Christchurch's experience has been interesting to watch unfold, thankfully from a distance. It is reassuring to see that building codes, plans and preparations seem to have worked, especially from a Wellington perspective, since this will happen here one day. Being on a different faultline, the Christchurch shake hasn't changed our odds any. The morgue is making a good point at the moment regarding preparation (link); it is something people need to think about, and judging by the reports about big buy ups of essentials over the weekend in Wellington a great many more are thinking about the inevitable than were last week. It is one of the reasons why I have my shoulder bag of useful stuff with me almost everywhere I go. I have certainly been pondering my scenarios a bit, and trying to plan ahead. We have the basis of a survival kit in our house, and will be completing it over the next little while (although part of me is aware it won't be much good if we aren't at home at the time, and wonders where you stop. Survival kits for the car maybe? Our cars already have first aid kits in them at least...).
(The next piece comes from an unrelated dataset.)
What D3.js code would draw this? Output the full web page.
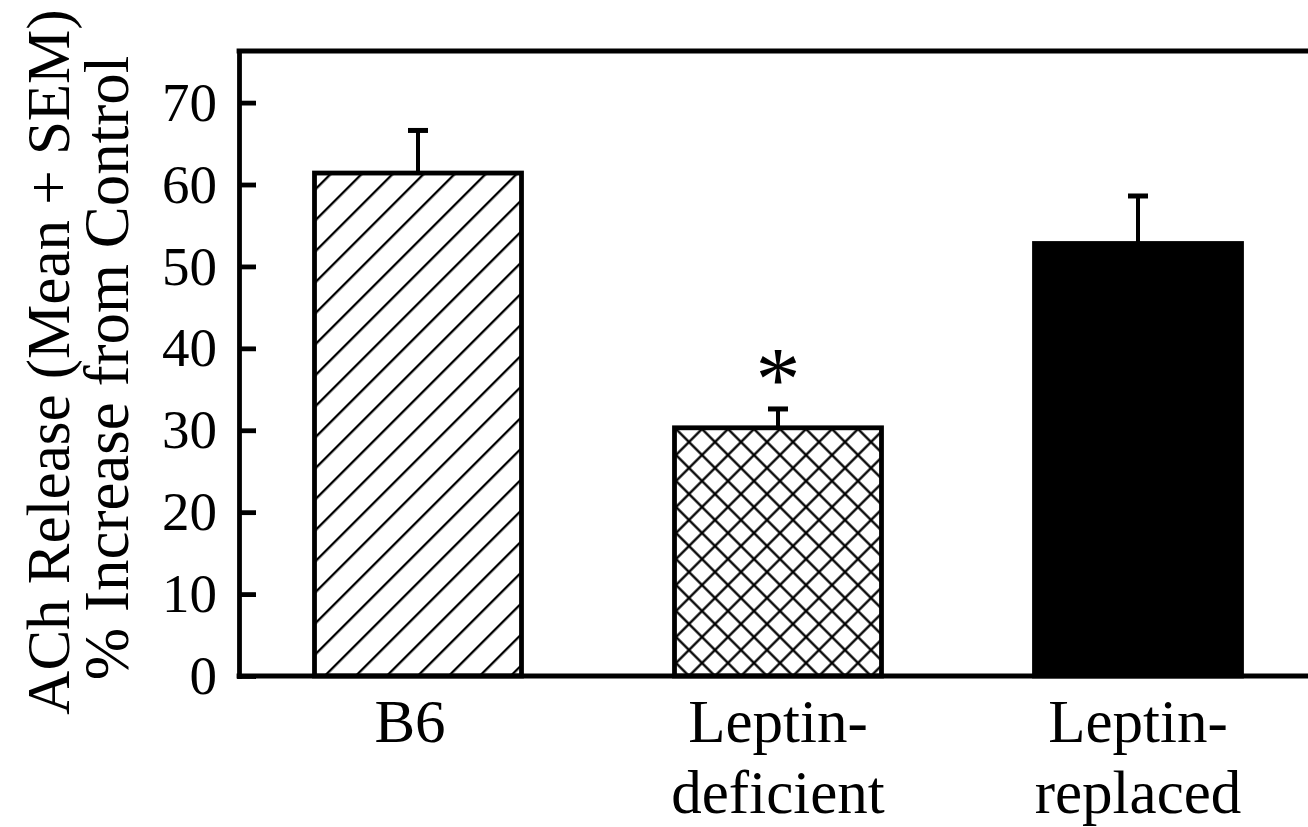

Somewhat ironically, I slept through the earthquake even though it woke many others around Wellington. I didn't do my usual morning news check either, so remained unaware anything had happened until catching a bit of a news update around lunchtime. The ground under our place is a bit firmer than in other parts of the region, and seems to have a slight dampening effect on earthquakes, whereas other parts (like say where I work) could potentially amplify the shock. We have only noticed a few earthquakes since moving in four years ago. I felt this one no problem though (link).

Some on the ground in Christchurch say the earthquake was an audible thing, something I have no trouble believing. I have heard earthquakes coming before (albeit only a fraction of a second before they arrived, and have been known to tense up on sensing the bass rumble through the house generated by a passing truck. The first couple of seconds of any shake I always spend wondering if this is it, the fabled big one, and if I need to take cover. I have noticed though the biger the initial tremor, the more automatic my doorway finding is.

The worst shake I have experienced was this one (link) five years ago. It was only 5.5, but I was effectively at the epicentre. I had just sat down at my desk in my big industrial building, when there was a loud, very loud bang from the roofspace above. Knowing there was a lot of plant equipment up there, my first thought was that one of the air handling units had suffered a catastrophic failure and somehow exploded. I didn't quite finish the thought before finding myself in the doorway, not quite knowing how I got there as the shaking started. The bang was the first part of the shockwave hitting the metal roof structure of the building, having already passed through the concrete walls without causing attention. This all happened in less than a second, but it was an interesting thing to observe once the shaking had stopped and we had all calmed down.

While kind of inured to the notion of earthquakes over time, the actual sensation and accompanying adrenalin dose is something I have never quite gotten used to.


missrabbitty said...

nice to see you called it liquefaction...not liquification as purported in the media...and also...god didn't save the methodist van...interesting.

and on the plus side, i see christchurch now has a purpose...big ups for them :P!

i'm on the valley floor and i felt it. but as a wellingtonian who has lived through all our shaking i'm a bit blase. i hear it coming (being on the fault) and go 'cool, an earthquake', however will probably crap myself for the biggie.

and my favourite wellington earthquake memory is one from the early 90s. i was in the kirk building in a biochem lab in my second year at university. we felt the shake and turned around to see the first years on the other side of the lab had disappeared (they were under their benches). we second years just blithely carried on despite the threat of moving centrifuges that were all in use at the time. if it had been any bigger they'd have taken the corner off the building.

Off-Black said...

Thats because I know the difference between liquification and liquefaction, and did so before it became the media's new favourite word...:)

I saw a centrifuge walk across a bench once, grinding a test-tube to a very fine powder as it did so. I then spent a few years working amongst other things with a big industrial liquid centrifuge that could separate 1000+L an hour. Every so often it would need to clear itself of the built up debris, a valve would open and the whole thing wighing a couple of hundred kilos and hard-lined in several directions would twitch on its mounts at 1200 rpm. I never quite got used to it. I always had a slightly irrational fear that the twitch would turn in to a walk, which in this case would probably take it through a wall and anyone nearby...

missrabbitty said...

how flippant was i in this comment particularly seeing as three of the guys working in the methodist church for the 22/02 quake did not survive?